[Exercise]
Your task is to retype, word for word, the lines from the start of the data through the line holding "const markerHi = [0.674];". Do not include the pictures.

[Items listed in a dataset]
____________
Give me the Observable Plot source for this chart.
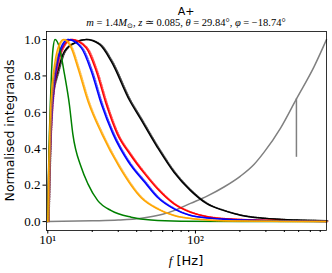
<!DOCTYPE html>
<html><head><meta charset="utf-8">
<script src="https://cdn.jsdelivr.net/npm/d3@7"></script>
<script src="https://cdn.jsdelivr.net/npm/@observablehq/plot@0.6"></script>
<style>html,body{margin:0;padding:0;background:#fff;}</style>
</head><body><div id="chart"></div>
<script>
const title = "A+";
const xLabelUnit = " [Hz]";
const yLabel = "Normalised integrands";
const yTicks = [0, 0.2, 0.4, 0.6, 0.8, 1.0];
const xMajor = [10, 100];
const xMajorLabels = ["10¹", "10²"];
const xMinor = [20,30,40,50,60,70,80,90,200,300,400,500,600,700];

const greenF = [10,10.1,10.25,10.4,10.6,10.85,11.2,12.0,12.98,14.0,14.77,16.85,18.7,21.8,26.9,36.7,50,80,200,772];
const greenV = [0,0.25,0.48,0.64,0.82,0.95,1.0,0.954,0.808,0.643,0.482,0.298,0.207,0.115,0.06,0.024,0.008,0.002,0.0005,0];
const orangeF = [10,10.15,10.35,10.7,11.2,11.8,12.78,14.4,15.97,18.8,23.2,30.6,43,55.2,71.5,100,120,200,772];
const orangeV = [0,0.3,0.55,0.75,0.88,0.96,1.0,0.954,0.845,0.655,0.482,0.298,0.13,0.07,0.033,0.014,0.009,0.003,0];
const blueF = [10,10.15,10.4,10.8,11.4,12.2,13.66,16.85,19.7,23.1,27.6,35,45.3,55.2,71.5,92.6,120,202,772];
const blueV = [0,0.28,0.52,0.72,0.86,0.95,1.0,0.954,0.826,0.643,0.482,0.33,0.216,0.134,0.07,0.033,0.02,0.009,0.001];
const redF = [10,10.15,10.4,10.8,11.5,12.5,14.4,18.2,21.3,24.9,29.5,36,45.3,55.2,71.5,92.6,120,202,772];
const redV = [0,0.27,0.5,0.7,0.85,0.95,1.0,0.954,0.826,0.643,0.482,0.37,0.262,0.18,0.097,0.051,0.027,0.011,0.001];
const blackF = [10,10.1,10.25,10.54,11.69,12.98,15.17,18.2,22.4,26.9,35.8,42.5,55.2,71.5,92.6,120,156,202,290,490,772];
const blackV = [0,0.15,0.35,0.643,0.826,0.936,0.982,1.0,0.973,0.88,0.665,0.564,0.408,0.271,0.17,0.097,0.06,0.035,0.018,0.008,0.004];
const grayF = [10,20,30,43,60,71.5,92.6,120,156,202,250,291,378,483,635,772];
const grayV = [0,0.004,0.008,0.018,0.04,0.06,0.1,0.14,0.19,0.25,0.315,0.38,0.515,0.674,0.85,1.0];
const markerF = [483];
const markerLo = [0.353];
const markerHi = [0.674];

const toRows = (F, V) => F.map((f, i) => ({f, v: V[i]}));
const series = [
  {rows: toRows(grayF, grayV), color: "gray", dotted: false},
  {rows: toRows(blackF, blackV), color: "black", dotted: true},
  {rows: toRows(redF, redV), color: "red", dotted: true},
  {rows: toRows(blueF, blueV), color: "blue", dotted: true},
  {rows: toRows(greenF, greenV), color: "green", dotted: false},
  {rows: toRows(orangeF, orangeV), color: "orange", dotted: true}
];
const marker = markerF.map((f, i) => ({f, lo: markerLo[i], hi: markerHi[i]}));

const marks = [];
for (const s of series) {
  if (s.dotted) marks.push(Plot.line(s.rows, {x: "f", y: "v", stroke: s.color, strokeWidth: 1.5, strokeDasharray: "1.2,1.2", dx: 1.2, curve: "monotone-x", strokeOpacity: 0.7}));
  marks.push(Plot.line(s.rows, {x: "f", y: "v", stroke: s.color, strokeWidth: 1.5, curve: "monotone-x"}));
}
marks.push(Plot.ruleX(marker, {x: "f", y1: "lo", y2: "hi", stroke: "gray", strokeWidth: 1.5}));

const chart = Plot.plot({
  width: 332, height: 273,
  marginLeft: 46, marginRight: 6, marginTop: 31, marginBottom: 43,
  style: {fontFamily: "'Liberation Serif', serif", fontSize: "13px", background: "white", color: "black"},
  x: {type: "log", domain: [9.8, 772], label: null},
  y: {domain: [-0.049, 1.044], label: null},
  marks: [
    ...marks,
    Plot.axisY({ticks: yTicks, tickFormat: d3.format(".1f"), tickSize: 3.5, tickPadding: 2.5, label: null, fontSize: 13}),
    Plot.axisX({ticks: xMajor, tickFormat: (d, i) => xMajorLabels[xMajor.indexOf(d)], tickSize: 3.5, tickPadding: 1, label: null, fontSize: 13}),
    Plot.axisX({ticks: xMinor, tickFormat: () => "", tickSize: 2, label: null}),
    Plot.frame({stroke: "black", strokeWidth: 0.8})
  ]
});
document.getElementById("chart").appendChild(chart);

const svg = d3.select(chart);
const cx = (46 + 326) / 2;
svg.append("text").attr("x", cx).attr("y", 15).attr("text-anchor", "middle")
  .style("font-family", "'DejaVu Sans', sans-serif").style("font-size", "11px").text(title);
const sub = svg.append("text").attr("x", cx).attr("y", 25.5).attr("text-anchor", "middle")
  .style("font-family", "'Liberation Serif', serif").style("font-size", "10.5px");
const parts = [["m","i"],[" = 1.4",""],["M","i"],["⊙","sub"],[", ",""],["z","i"],[" ≃ 0.085, ",""],["θ","i"],[" = 29.84°, ",""],["φ","i"],[" = −18.74°",""]];
let shifted = false;
for (const [t, k] of parts) {
  const ts = sub.append("tspan").text(t);
  if (k === "i") ts.style("font-style", "italic");
  if (k === "sub") { ts.attr("dy", 2).style("font-size", "7px"); shifted = true; }
  else if (shifted) { ts.attr("dy", -2); shifted = false; }
}
svg.append("text").attr("transform", `translate(13.5,130.5) rotate(-90)`).attr("text-anchor", "middle")
  .style("font-family", "'DejaVu Sans', sans-serif").style("font-size", "12.5px").text(yLabel);
const xl = svg.append("text").attr("x", cx).attr("y", 265).attr("text-anchor", "middle")
  .style("font-family", "'DejaVu Sans', sans-serif").style("font-size", "13px");
xl.append("tspan").style("font-family", "'Liberation Serif', serif").style("font-style", "italic").text("f");
xl.append("tspan").text(xLabelUnit);
</script></body></html>
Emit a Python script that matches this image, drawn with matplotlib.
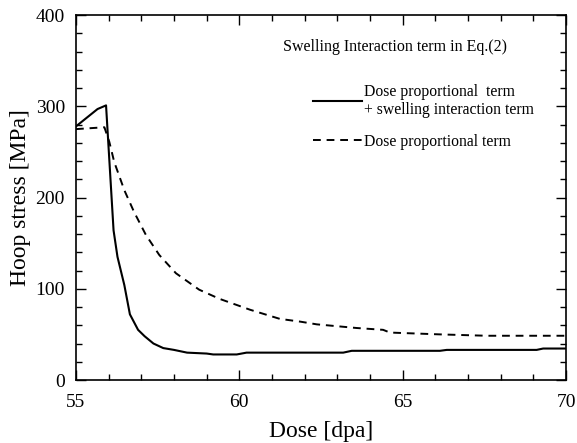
import numpy as np
import matplotlib.pyplot as plt
from matplotlib.ticker import MultipleLocator

plt.rcParams['font.family'] = ['Liberation Serif', 'DejaVu Serif']

# dose proportional + swelling interaction term
dose_sw = [55.0, 55.66, 55.92, 56.15, 56.27, 56.48, 56.65, 56.9, 57.1, 57.37, 57.67,
           58.0, 58.4, 59.0, 59.2, 59.92, 60.22, 63.18, 63.44, 66.14, 66.35, 69.1, 69.3, 70.0]
stress_sw = [278, 297, 301, 164, 135, 104, 72, 55, 48, 40, 35,
             33, 30, 29, 28, 28, 30, 30, 32, 32, 33, 33, 34.5, 34.5]

# dose proportional term only
dose_dp = [55.0, 55.87, 56.02, 56.17, 56.48, 56.78, 57.14, 57.55, 58.06, 58.77, 59.39, 60.33,
           61.24, 61.86, 62.37, 63.59, 64.4, 64.61, 66.14, 67.57, 70.0]
stress_dp = [275, 277, 261, 239, 208, 184, 159, 137, 117, 99, 89, 77,
             67, 64, 61, 57, 55, 52, 50, 48.5, 48.5]

fig = plt.figure(figsize=(5.77, 4.43), dpi=100)
ax = fig.add_axes([0.1317, 0.1422, 0.8493, 0.8238])

l1, = ax.plot(dose_sw, stress_sw, '-', color='black', lw=1.5)
l2, = ax.plot(dose_dp, stress_dp, color='black', lw=1.4, linestyle=(0, (4, 3)))

ax.set_xlim(55, 70)
ax.set_ylim(0, 400)
ax.xaxis.set_major_locator(MultipleLocator(5))
ax.xaxis.set_minor_locator(MultipleLocator(1))
ax.yaxis.set_major_locator(MultipleLocator(100))
ax.yaxis.set_minor_locator(MultipleLocator(20))
ax.tick_params(which='both', direction='in', top=True, right=True, width=1)
ax.tick_params(which='major', length=7, labelsize=14, pad=8)
ax.tick_params(axis='x', which='major', pad=10)
ax.tick_params(which='minor', length=4)
for s in ax.spines.values():
    s.set_linewidth(1.2)

ax.set_xlabel('Dose [dpa]', fontsize=17, labelpad=7)
ax.set_ylabel('Hoop stress [MPa]', fontsize=17, labelpad=3)

ax.text(0.423, 0.912, 'Swelling Interaction term in Eq.(2)', transform=ax.transAxes,
        fontsize=11.5, va='center')
ax.legend([l1, l2], ['Dose proportional  term\n+ swelling interaction term',
                     'Dose proportional term'],
          loc='upper left', bbox_to_anchor=(0.484, 0.812), frameon=False,
          fontsize=11.3, handlelength=3.1, handletextpad=0.13, labelspacing=1.0,
          borderaxespad=0, borderpad=0)

fig.savefig('out.png', dpi=100)
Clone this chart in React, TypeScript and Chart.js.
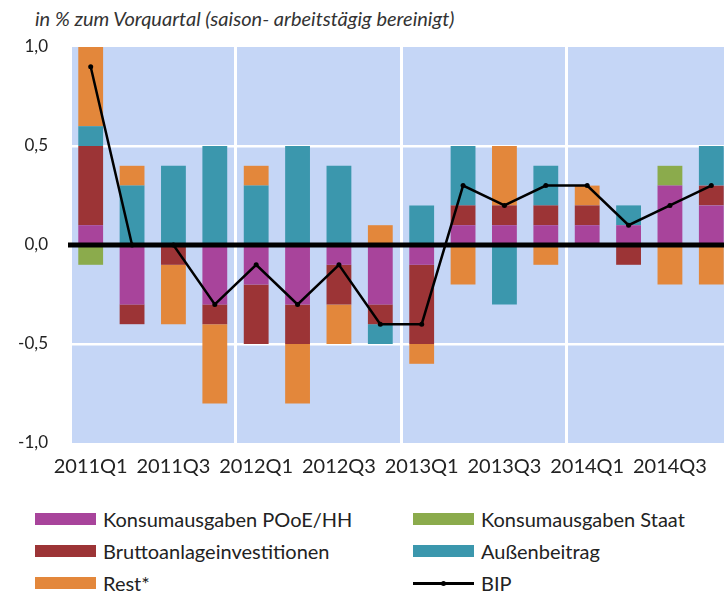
import React, { useEffect, useRef } from "react";
import { Chart, registerables } from "chart.js";

Chart.register(...registerables);

const labels = [
  "2011Q1", "2011Q2", "2011Q3", "2011Q4",
  "2012Q1", "2012Q2", "2012Q3", "2012Q4",
  "2013Q1", "2013Q2", "2013Q3", "2013Q4",
  "2014Q1", "2014Q2", "2014Q3", "2014Q4",
];
const konsumHH = [0.1, -0.3, 0, -0.3, -0.2, -0.3, -0.1, -0.3, -0.1, 0.1, 0.1, 0.1, 0.1, 0.1, 0.3, 0.2];
const konsumStaat = [-0.1, 0, 0, 0, 0, 0, 0, 0, 0, 0, 0, 0, 0, 0, 0.1, 0];
const brutto = [0.4, -0.1, -0.1, -0.1, -0.3, -0.2, -0.2, -0.1, -0.4, 0.1, 0.1, 0.1, 0.1, -0.1, 0, 0.1];
const aussen = [0.1, 0.3, 0.4, 0.5, 0.3, 0.5, 0.4, -0.1, 0.2, 0.3, -0.3, 0.2, 0, 0.1, 0, 0.2];
const rest = [0.4, 0.1, -0.3, -0.4, 0.1, -0.3, -0.2, 0.1, -0.1, -0.2, 0.3, -0.1, 0.1, 0, -0.2, -0.2];
const bip = [0.9, 0, 0, -0.3, -0.1, -0.3, -0.1, -0.4, -0.4, 0.3, 0.2, 0.3, 0.3, 0.1, 0.2, 0.3];

const C_HH = "#a8449b";
const C_STAAT = "#8bab4c";
const C_BRUTTO = "#9c3436";
const C_AUSSEN = "#3b97ad";
const C_REST = "#e3873b";
const PLOT_BG = "#c5d6f6";
const FONT = "Lato, 'Open Sans', sans-serif";

const plotBg = {
  id: "plotBg",
  beforeDraw(chart: any) {
    const { ctx, chartArea: a } = chart;
    ctx.save();
    ctx.fillStyle = PLOT_BG;
    ctx.fillRect(a.left, a.top, a.right - a.left, a.bottom - a.top);
    ctx.restore();
  },
};

const zeroLine = {
  id: "zeroLine",
  beforeDatasetDraw(chart: any, args: any) {
    if (args.meta.type !== "line") return;
    const { ctx, chartArea: a } = chart;
    const y = chart.scales.y.getPixelForValue(0);
    ctx.save();
    ctx.strokeStyle = "#000";
    ctx.lineWidth = 5;
    ctx.beginPath();
    ctx.moveTo(a.left - 2, y);
    ctx.lineTo(a.right, y);
    ctx.stroke();
    ctx.restore();
  },
};

function LegendItem({ color, text, line }: { color?: string; text: string; line?: boolean }) {
  return (
    <div style={{ display: "flex", alignItems: "center", height: 32 }}>
      {line ? (
        <div style={{ position: "relative", width: 61, height: 12, marginRight: 7 }}>
          <div style={{ position: "absolute", left: 0, right: 0, top: 5, height: 3, background: "#000" }} />
          <div style={{ position: "absolute", left: 28, top: 4, width: 5, height: 5, borderRadius: 3, background: "#000" }} />
        </div>
      ) : (
        <div style={{ width: 61, height: 12, background: color, marginRight: 7 }} />
      )}
      <span style={{ fontFamily: FONT, fontSize: 20, color: "#222", whiteSpace: "nowrap" }}>{text}</span>
    </div>
  );
}

export default function App() {
  const ref = useRef<HTMLCanvasElement | null>(null);

  useEffect(() => {
    if (!ref.current) return;
    const mkBar = (label: string, data: number[], color: string) => ({
      type: "bar" as const,
      label,
      data,
      backgroundColor: color,
      borderWidth: 0,
      stack: "s",
      order: 1,
      categoryPercentage: 1,
      barPercentage: 0.6,
    });
    const chart = new Chart(ref.current, {
      type: "bar",
      data: {
        labels,
        datasets: [
          mkBar("Konsumausgaben POoE/HH", konsumHH, C_HH),
          mkBar("Konsumausgaben Staat", konsumStaat, C_STAAT),
          mkBar("Bruttoanlageinvestitionen", brutto, C_BRUTTO),
          mkBar("Außenbeitrag", aussen, C_AUSSEN),
          mkBar("Rest*", rest, C_REST),
          {
            type: "line" as const,
            label: "BIP",
            data: bip,
            borderColor: "#000",
            backgroundColor: "#000",
            borderWidth: 2.5,
            pointRadius: 2.5,
            pointBackgroundColor: "#000",
            pointBorderWidth: 0,
            tension: 0,
            order: 0,
          } as any,
        ],
      },
      options: {
        responsive: false,
        animation: false,
        devicePixelRatio: 1,
        layout: { padding: { left: 0, top: 47, right: 8, bottom: 7 } },
        plugins: { legend: { display: false }, tooltip: { enabled: false }, title: { display: false } },
        scales: {
          x: {
            stacked: true,
            offset: true,
            grid: {
              offset: true,
              drawTicks: false,
              lineWidth: 3,
              color: (c: any) => (c.index % 4 === 0 ? "#ffffff" : "rgba(0,0,0,0)"),
            },
            border: { display: false },
            ticks: {
              autoSkip: false,
              maxRotation: 0,
              padding: 12,
              color: "#222",
              font: { family: FONT, size: 20 },
              callback: (_v: any, i: number) => (i % 2 === 0 ? labels[i] : ""),
            },
            afterFit: (s: any) => {
              s.height = 40;
            },
          },
          y: {
            stacked: true,
            min: -1,
            max: 1,
            ticks: {
              stepSize: 0.5,
              padding: 22,
              color: "#222",
              font: { family: FONT, size: 17 },
              callback: (v: any) => Number(v).toFixed(1).replace(".", ","),
            },
            grid: {
              drawTicks: false,
              lineWidth: 2.5,
              color: (c: any) =>
                c.tick && Math.abs(Math.abs(c.tick.value) - 0.5) < 1e-6 ? "#ffffff" : "rgba(0,0,0,0)",
            },
            border: { display: false },
            afterFit: (s: any) => {
              s.width = 70;
            },
          },
        },
      } as any,
      plugins: [plotBg, zeroLine],
    });
    return () => chart.destroy();
  }, []);

  return (
    <div style={{ position: "absolute", left: 0, top: 0, width: 724, height: 599, overflow: "hidden", background: "#fff" }}>
      <div
        style={{
          position: "absolute",
          left: 35,
          top: 5,
          lineHeight: "26px",
          fontFamily: FONT,
          fontStyle: "italic",
          fontSize: 20,
          color: "#333",
          whiteSpace: "nowrap",
        }}
      >
        in % zum Vorquartal (saison- arbeitstägig bereinigt)
      </div>
      <canvas ref={ref} width={740} height={490} style={{ position: "absolute", left: 0, top: 0, width: 740, height: 490 }} />
      <div style={{ position: "absolute", left: 35, top: 503 }}>
        <LegendItem color={C_HH} text="Konsumausgaben POoE/HH" />
        <LegendItem color={C_BRUTTO} text="Bruttoanlageinvestitionen" />
        <LegendItem color={C_REST} text="Rest*" />
      </div>
      <div style={{ position: "absolute", left: 413, top: 503 }}>
        <LegendItem color={C_STAAT} text="Konsumausgaben Staat" />
        <LegendItem color={C_AUSSEN} text="Außenbeitrag" />
        <LegendItem line text="BIP" />
      </div>
    </div>
  );
}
____________
[Answer to the exercise]
Give me the Observable Plot source for this chart.
<!DOCTYPE html>
<html><head><meta charset="utf-8">
<script src="https://cdn.jsdelivr.net/npm/d3@7"></script>
<script src="https://cdn.jsdelivr.net/npm/@observablehq/plot@0.6"></script>
<style>html,body{margin:0;padding:0;background:#fff;}</style>
</head><body><div id="chart"></div>
<script>
const title = "A+";
const xLabelUnit = " [Hz]";
const yLabel = "Normalised integrands";
const yTicks = [0, 0.2, 0.4, 0.6, 0.8, 1.0];
const xMajor = [10, 100];
const xMajorLabels = ["10¹", "10²"];
const xMinor = [20,30,40,50,60,70,80,90,200,300,400,500,600,700];

const greenF = [10,10.1,10.25,10.4,10.6,10.85,11.2,12.0,12.98,14.0,14.77,16.85,18.7,21.8,26.9,36.7,50,80,200,772];
const greenV = [0,0.25,0.48,0.64,0.82,0.95,1.0,0.954,0.808,0.643,0.482,0.298,0.207,0.115,0.06,0.024,0.008,0.002,0.0005,0];
const orangeF = [10,10.15,10.35,10.7,11.2,11.8,12.78,14.4,15.97,18.8,23.2,30.6,43,55.2,71.5,100,120,200,772];
const orangeV = [0,0.3,0.55,0.75,0.88,0.96,1.0,0.954,0.845,0.655,0.482,0.298,0.13,0.07,0.033,0.014,0.009,0.003,0];
const blueF = [10,10.15,10.4,10.8,11.4,12.2,13.66,16.85,19.7,23.1,27.6,35,45.3,55.2,71.5,92.6,120,202,772];
const blueV = [0,0.28,0.52,0.72,0.86,0.95,1.0,0.954,0.826,0.643,0.482,0.33,0.216,0.134,0.07,0.033,0.02,0.009,0.001];
const redF = [10,10.15,10.4,10.8,11.5,12.5,14.4,18.2,21.3,24.9,29.5,36,45.3,55.2,71.5,92.6,120,202,772];
const redV = [0,0.27,0.5,0.7,0.85,0.95,1.0,0.954,0.826,0.643,0.482,0.37,0.262,0.18,0.097,0.051,0.027,0.011,0.001];
const blackF = [10,10.1,10.25,10.54,11.69,12.98,15.17,18.2,22.4,26.9,35.8,42.5,55.2,71.5,92.6,120,156,202,290,490,772];
const blackV = [0,0.15,0.35,0.643,0.826,0.936,0.982,1.0,0.973,0.88,0.665,0.564,0.408,0.271,0.17,0.097,0.06,0.035,0.018,0.008,0.004];
const grayF = [10,20,30,43,60,71.5,92.6,120,156,202,250,291,378,483,635,772];
const grayV = [0,0.004,0.008,0.018,0.04,0.06,0.1,0.14,0.19,0.25,0.315,0.38,0.515,0.674,0.85,1.0];
const markerF = [483];
const markerLo = [0.353];
const markerHi = [0.674];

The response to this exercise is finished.